[The task] Exclude the pictures and return every line exactly as written.

[Provided material]
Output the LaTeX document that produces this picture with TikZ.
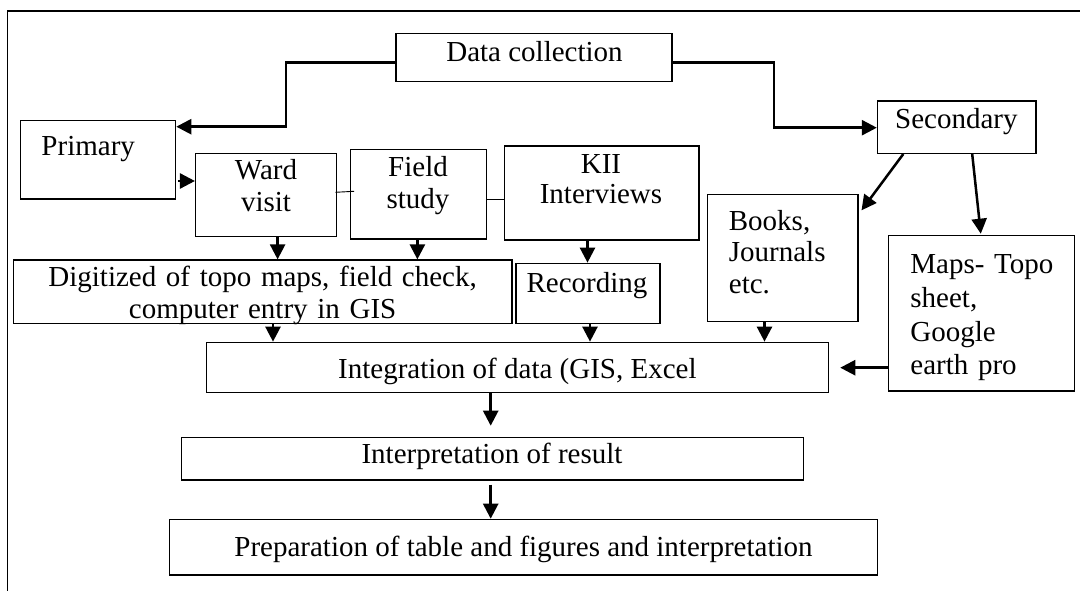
\documentclass[tikz,border=0pt]{standalone}
\usepackage{fontspec}
\setmainfont{Liberation Serif}
\usetikzlibrary{arrows.meta}
\begin{document}
\begin{tikzpicture}[x=1pt,y=-1pt,
  box/.style={draw, line width=1.3pt, inner sep=0pt, rectangle},
  txt/.style={font=\fontsize{29}{31.7}\selectfont, inner sep=0pt},
  arr/.style={line width=2.5pt, -{Triangle[length=15pt,width=15pt]}},
  thinline/.style={line width=0.9pt}]
\useasboundingbox (0,0) rectangle (1080,591);
% frame (cut off)
\draw[line width=1.5pt] (7.6,591) -- (7.6,11) -- (1080,11);

% boxes
\node[box, minimum width=276pt,   minimum height=48.4pt]  (dc)    at (534,57.5)   {};
\node[box, minimum width=154.9pt, minimum height=78.3pt]  (prim)  at (98.2,159.9) {};
\node[box, minimum width=141.2pt, minimum height=83.4pt]  (ward)  at (266.2,195)  {};
\node[box, minimum width=136.4pt, minimum height=89.3pt]  (field) at (418.4,194.4){};
\node[box, minimum width=194.6pt, minimum height=94pt]    (kii)   at (601.8,193)  {};
\node[box, minimum width=158.4pt, minimum height=52.3pt]  (sec)   at (956.7,127.2){};
\node[box, minimum width=150.1pt, minimum height=127.4pt] (books) at (782.8,258)  {};
\node[box, minimum width=186pt,   minimum height=155.3pt] (maps)  at (981.8,313.4){};
\node[box, minimum width=498.2pt, minimum height=63.3pt]  (dig)   at (262.9,291.7){};
\node[box, minimum width=144pt,   minimum height=60pt]    (rec)   at (588,293.3)  {};
\node[box, minimum width=622pt,   minimum height=50.4pt]  (integ) at (517.6,367.5){};
\node[box, minimum width=621.6pt, minimum height=42.7pt]  (interp) at (492.6,458.7){};
\node[box, minimum width=707.7pt, minimum height=55.7pt]  (prep)  at (523.6,547.2){};

% texts
\node[txt, anchor=base] at (534.5,61.7) {Data collection};
\node[txt, anchor=base west] at (41.3,156) {Primary};
\node[txt, anchor=base, text width=140pt, align=center] at (266,180) {Ward\\visit};
\node[txt, anchor=base, text width=136pt, align=center] at (418,176.7) {Field\\study};
\node[txt, anchor=base, text width=190pt, align=center, font=\fontsize{29}{30.7}\selectfont] at (601,173.3) {KII\\Interviews};
\node[txt, anchor=base] at (956.4,128.3) {Secondary};
\node[txt, anchor=base west, text width=140pt, align=left] at (728.7,230) {Books,\\Journals\\etc.};
\node[txt, anchor=base west, text width=170pt, align=left, font=\fontsize{29}{33.9}\selectfont] at (910.2,273.3) {Maps- Topo\\sheet,\\Google\\earth pro};
\node[txt, anchor=base, text width=495pt, align=center, font=\fontsize{29}{31.6}\selectfont] at (262.6,286.7) {Digitized of topo maps, field check,\\computer entry in GIS};
\node[txt, anchor=base] at (587,292) {Recording};
\node[txt, anchor=base] at (517.4,378.3) {Integration of data (GIS, Excel};
\node[txt, anchor=base] at (492,463.3) {Interpretation of result};
\node[txt, anchor=base] at (523.5,556.7) {Preparation of table and figures and interpretation};

% helper coordinates
\coordinate (pA) at (285.8,62.7);
\coordinate (pB) at (285.8,126.7);
\coordinate (pC) at (774.2,62.3);
\coordinate (pD) at (774.2,127.7);
\coordinate (yPW) at (0,181);
\coordinate (xW) at (277.6,0);
\coordinate (xF) at (417.4,0);
\coordinate (xK) at (587.5,0);
\coordinate (xSB) at (903.3,0);
\coordinate (xSM1) at (972.2,0);
\coordinate (xSM2) at (980.8,0);
\coordinate (yMI) at (0,367.7);
\coordinate (xD) at (273,0);
\coordinate (xR) at (590,0);
\coordinate (xB) at (764.5,0);
\coordinate (xI) at (490.7,0);
\coordinate (yFK) at (0,199);

% connectors
\draw[arr] (dc.west |- pA) -- (pA) -- (pB) -- (prim.east |- pB);
\draw[arr] (dc.east |- pC) -- (pC) -- (pD) -- (sec.west |- pD);
\draw[arr] ([xshift=1.5pt]prim.east |- yPW) -- (ward.west |- yPW);
\draw[thinline] ([xshift=-2pt,yshift=2.7pt]ward.east) -- ([xshift=4.5pt,yshift=3.1pt]field.west);
\draw[thinline] (field.east |- yFK) -- (kii.west |- yFK);
\draw[arr] (ward.south -| xW) -- (dig.north -| xW);
\draw[arr] (field.south -| xF) -- (dig.north -| xF);
\draw[arr] (kii.south -| xK) -- (rec.north -| xK);
\draw[arr] (sec.south -| xSB) -- ([shift={(3pt,-16.7pt)}]books.north east);
\draw[arr] (sec.south -| xSM1) -- ([yshift=1.4pt]maps.north -| xSM2);
\draw[arr] (maps.west |- yMI) -- ([xshift=11pt]integ.east |- yMI);
\draw[arr] (dig.south -| xD) -- (integ.north -| xD);
\draw[arr] (rec.south -| xR) -- (integ.north -| xR);
\draw[arr] (books.south -| xB) -- (integ.north -| xB);
\draw[arr, shorten >=11pt] (integ.south -| xI) -- (interp.north -| xI);
\draw[arr, shorten <=4pt] (interp.south -| xI) -- (prep.north -| xI);
\end{tikzpicture}
\end{document}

[Finished answer]
Output the LaTeX document that produces this picture with TikZ.
\documentclass[tikz,border=0pt]{standalone}
\usepackage{fontspec}
\setmainfont{Liberation Serif}
\usetikzlibrary{arrows.meta}
\begin{document}
\begin{tikzpicture}[x=1pt,y=-1pt,
  box/.style={draw, line width=1.3pt, inner sep=0pt, rectangle},
  txt/.style={font=\fontsize{29}{31.7}\selectfont, inner sep=0pt},
  arr/.style={line width=2.5pt, -{Triangle[length=15pt,width=15pt]}},
  thinline/.style={line width=0.9pt}]
\useasboundingbox (0,0) rectangle (1080,591);
% frame (cut off)
\draw[line width=1.5pt] (7.6,591) -- (7.6,11) -- (1080,11);

% boxes
\node[box, minimum width=276pt,   minimum height=48.4pt]  (dc)    at (534,57.5)   {};
\node[box, minimum width=154.9pt, minimum height=78.3pt]  (prim)  at (98.2,159.9) {};
\node[box, minimum width=141.2pt, minimum height=83.4pt]  (ward)  at (266.2,195)  {};
\node[box, minimum width=136.4pt, minimum height=89.3pt]  (field) at (418.4,194.4){};
\node[box, minimum width=194.6pt, minimum height=94pt]    (kii)   at (601.8,193)  {};
\node[box, minimum width=158.4pt, minimum height=52.3pt]  (sec)   at (956.7,127.2){};
\node[box, minimum width=150.1pt, minimum height=127.4pt] (books) at (782.8,258)  {};
\node[box, minimum width=186pt,   minimum height=155.3pt] (maps)  at (981.8,313.4){};
\node[box, minimum width=498.2pt, minimum height=63.3pt]  (dig)   at (262.9,291.7){};
\node[box, minimum width=144pt,   minimum height=60pt]    (rec)   at (588,293.3)  {};
\node[box, minimum width=622pt,   minimum height=50.4pt]  (integ) at (517.6,367.5){};
\node[box, minimum width=621.6pt, minimum height=42.7pt]  (interp) at (492.6,458.7){};
\node[box, minimum width=707.7pt, minimum height=55.7pt]  (prep)  at (523.6,547.2){};

% texts
\node[txt, anchor=base] at (534.5,61.7) {Data collection};
\node[txt, anchor=base west] at (41.3,156) {Primary};
\node[txt, anchor=base, text width=140pt, align=center] at (266,180) {Ward\\visit};
\node[txt, anchor=base, text width=136pt, align=center] at (418,176.7) {Field\\study};
\node[txt, anchor=base, text width=190pt, align=center, font=\fontsize{29}{30.7}\selectfont] at (601,173.3) {KII\\Interviews};
\node[txt, anchor=base] at (956.4,128.3) {Secondary};
\node[txt, anchor=base west, text width=140pt, align=left] at (728.7,230) {Books,\\Journals\\etc.};
\node[txt, anchor=base west, text width=170pt, align=left, font=\fontsize{29}{33.9}\selectfont] at (910.2,273.3) {Maps- Topo\\sheet,\\Google\\earth pro};
\node[txt, anchor=base, text width=495pt, align=center, font=\fontsize{29}{31.6}\selectfont] at (262.6,286.7) {Digitized of topo maps, field check,\\computer entry in GIS};
\node[txt, anchor=base] at (587,292) {Recording};
\node[txt, anchor=base] at (517.4,378.3) {Integration of data (GIS, Excel};
\node[txt, anchor=base] at (492,463.3) {Interpretation of result};
\node[txt, anchor=base] at (523.5,556.7) {Preparation of table and figures and interpretation};

% helper coordinates
\coordinate (pA) at (285.8,62.7);
\coordinate (pB) at (285.8,126.7);
\coordinate (pC) at (774.2,62.3);
\coordinate (pD) at (774.2,127.7);
\coordinate (yPW) at (0,181);
\coordinate (xW) at (277.6,0);
\coordinate (xF) at (417.4,0);
\coordinate (xK) at (587.5,0);
\coordinate (xSB) at (903.3,0);
\coordinate (xSM1) at (972.2,0);
\coordinate (xSM2) at (980.8,0);
\coordinate (yMI) at (0,367.7);
\coordinate (xD) at (273,0);
\coordinate (xR) at (590,0);
\coordinate (xB) at (764.5,0);
\coordinate (xI) at (490.7,0);
\coordinate (yFK) at (0,199);

% connectors
\draw[arr] (dc.west |- pA) -- (pA) -- (pB) -- (prim.east |- pB);
\draw[arr] (dc.east |- pC) -- (pC) -- (pD) -- (sec.west |- pD);
\draw[arr] ([xshift=1.5pt]prim.east |- yPW) -- (ward.west |- yPW);
\draw[thinline] ([xshift=-2pt,yshift=2.7pt]ward.east) -- ([xshift=4.5pt,yshift=3.1pt]field.west);
\draw[thinline] (field.east |- yFK) -- (kii.west |- yFK);
\draw[arr] (ward.south -| xW) -- (dig.north -| xW);
\draw[arr] (field.south -| xF) -- (dig.north -| xF);
\draw[arr] (kii.south -| xK) -- (rec.north -| xK);
\draw[arr] (sec.south -| xSB) -- ([shift={(3pt,-16.7pt)}]books.north east);
\draw[arr] (sec.south -| xSM1) -- ([yshift=1.4pt]maps.north -| xSM2);
\draw[arr] (maps.west |- yMI) -- ([xshift=11pt]integ.east |- yMI);
\draw[arr] (dig.south -| xD) -- (integ.north -| xD);
\draw[arr] (rec.south -| xR) -- (integ.north -| xR);
\draw[arr] (books.south -| xB) -- (integ.north -| xB);
\draw[arr, shorten >=11pt] (integ.south -| xI) -- (interp.north -| xI);
\draw[arr, shorten <=4pt] (interp.south -| xI) -- (prep.north -| xI);
\end{tikzpicture}
\end{document}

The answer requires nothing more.